On its face, the issue of reverse mortgage holders failing to pay property taxes and insurance is an easy one to solve. After all, the forward mortgage world has had the answer for a long time in the form of escrow accounts, a straight-forward process of collecting such assessments in advance of their due dates, thus ensuring that when the time comes to pay, the money will be there. So why isn’t that standard practice in the reverse world?

“Why wouldn’t a bank, lender or escrow company set up an option for a borrower to make regular payments into an escrow account?” asks Angella Conrard, reverse mortgage advisor, National Aging in Place Council-Orange County, Calif., and founder, National Care Planning Council-South OC. “A small fee could be charged for the service or a bank could do it for free,” suggests Conrard, “because they would be able to use the money as a deposit. The servicer could send out a simple monthly invoice that the borrower could send back with a payment on monthly basis.”

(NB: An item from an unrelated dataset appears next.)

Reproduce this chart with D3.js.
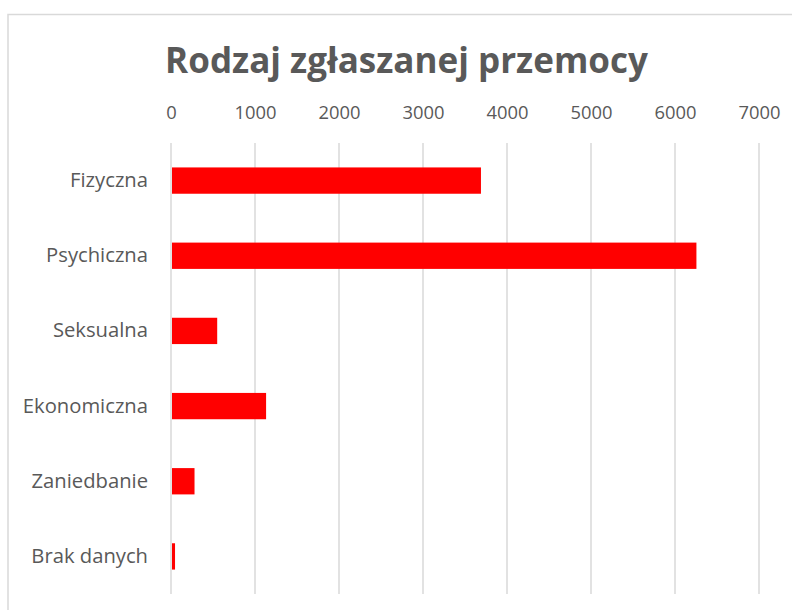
<!DOCTYPE html>
<html>
<head>
<meta charset="utf-8">
<script src="https://cdn.jsdelivr.net/npm/d3@7"></script>
<style>
  html, body { margin: 0; padding: 0; background: #ffffff; }
  svg { display: block; }
</style>
</head>
<body>
<script>
const title = "Rodzaj zgłaszanej przemocy";
const categories = ["Fizyczna", "Psychiczna", "Seksualna", "Ekonomiczna", "Zaniedbanie", "Brak danych"];
const values = [3690, 6255, 550, 1132, 280, 48];
const tickValues = [0, 1000, 2000, 3000, 4000, 5000, 6000, 7000];

const W = 792, H = 610;
const svg = d3.select("body").append("svg").attr("width", W).attr("height", H);

// chart border
svg.append("rect")
  .attr("x", 8).attr("y", 14.5).attr("width", 800).attr("height", 620)
  .attr("fill", "#ffffff").attr("stroke", "#d9d9d9").attr("stroke-width", 1.5);

const plot = { left: 171, right: 759, top: 143, bottom: 594 };

const x = d3.scaleLinear().domain([0, 7000]).range([plot.left, plot.right]);
const y = d3.scaleBand().domain(categories).range([plot.top, plot.bottom]).paddingInner(0.65).paddingOuter(0.325);

const font = "'Open Sans', 'Liberation Sans', sans-serif";

// helper to fit font size to a target width
function fitSize(text, weight, targetWidth) {
  const t = svg.append("text").attr("font-family", font).attr("font-weight", weight)
    .attr("font-size", 100).text(text);
  const w = t.node().getComputedTextLength();
  t.remove();
  return 100 * targetWidth / w;
}

// gridlines
svg.append("g")
  .selectAll("line").data(tickValues).join("line")
  .attr("x1", d => x(d)).attr("x2", d => x(d))
  .attr("y1", plot.top).attr("y2", plot.bottom)
  .attr("stroke", "#d9d9d9").attr("stroke-width", 1.5);

// top axis labels
const tickSize = fitSize("1000", 400, 42);
const xAxis = d3.axisTop(x).tickValues(tickValues).tickSize(0).tickPadding(0).tickFormat(d3.format("d"));
const gx = svg.append("g").attr("transform", `translate(0,${119})`).call(xAxis);
gx.select(".domain").remove();
gx.selectAll("text").attr("font-family", font).attr("font-size", tickSize).attr("fill", "#595959").attr("dy", 0);

// category axis
const catSize = fitSize("Psychiczna", 400, 102);
const yAxis = d3.axisLeft(y).tickSize(0).tickPadding(0);
const gy = svg.append("g").attr("transform", `translate(${148},0)`).call(yAxis);
gy.select(".domain").remove();
gy.selectAll("text").attr("font-family", font).attr("font-size", catSize).attr("fill", "#595959");

// bars
svg.append("g")
  .selectAll("rect").data(categories).join("rect")
  .attr("x", x(0) + 1)
  .attr("y", d => y(d))
  .attr("width", (d, i) => x(values[i]) - x(0) - 1)
  .attr("height", y.bandwidth())
  .attr("fill", "#ff0000");

// title
const titleSize = fitSize(title, 700, 483);
svg.append("text")
  .attr("x", 406.5).attr("y", 73)
  .attr("text-anchor", "middle")
  .attr("font-family", font).attr("font-weight", 700)
  .attr("font-size", titleSize)
  .attr("fill", "#595959")
  .text(title);
</script>
</body>
</html>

Sounds easy enough. But, not so fast, counters David Fontanilla, director, Knight Capital Markets, who cites as one T&I escrow complication the fact that “not all states have the same property taxes. New Jersey [for example] has high taxes and three to five years of escrow [there] would crush what the senior could get on a reverse mortgage,” Fontanilla calculates.

And, Cheryl MacNally, national sales manager, senior products, Wells Fargo Mortgage, believes an escrow approach may simply be “delaying the inevitable. If you do a three-year escrow,” she asks, “what happens at the end of that? Are you just prolonging the ultimate end, which might be a default?” Indeed, escrow proposals may be less salutary than one would think. “In comparison to all the HECM endorsements out there,” MacNally concludes, “the T&I defaults are a relatively manageable number.”

In January, HUD issued guidance on T&I defaults that serves to offer loss mitigation options to allow the mortgagor the opportunity to bring the mortgage into compliance. The guidance stated the following: “Loss mitigation options available to mortgagors who have a delinquent mortgage due to unpaid property charges must include, but are not limited to:

(1) Establishing a realistic repayment plan for the delinquent property charge(s);

(2) Contacting a HUD-approved Housing Counseling Agency (HCA) to receive free assistance in finding some viable resolution to their delinquency, or identifying local resources available to provide funds or homestead exemptions; and

(3) Refinancing the delinquent HECM to a new HECM if there is sufficient equity to satisfy the existing mortgage and outstanding property charges.”

Ever the optimist, Angela Conrard maintains that “there are all kinds of [T&I] options that we can use to set our consumers up for success.”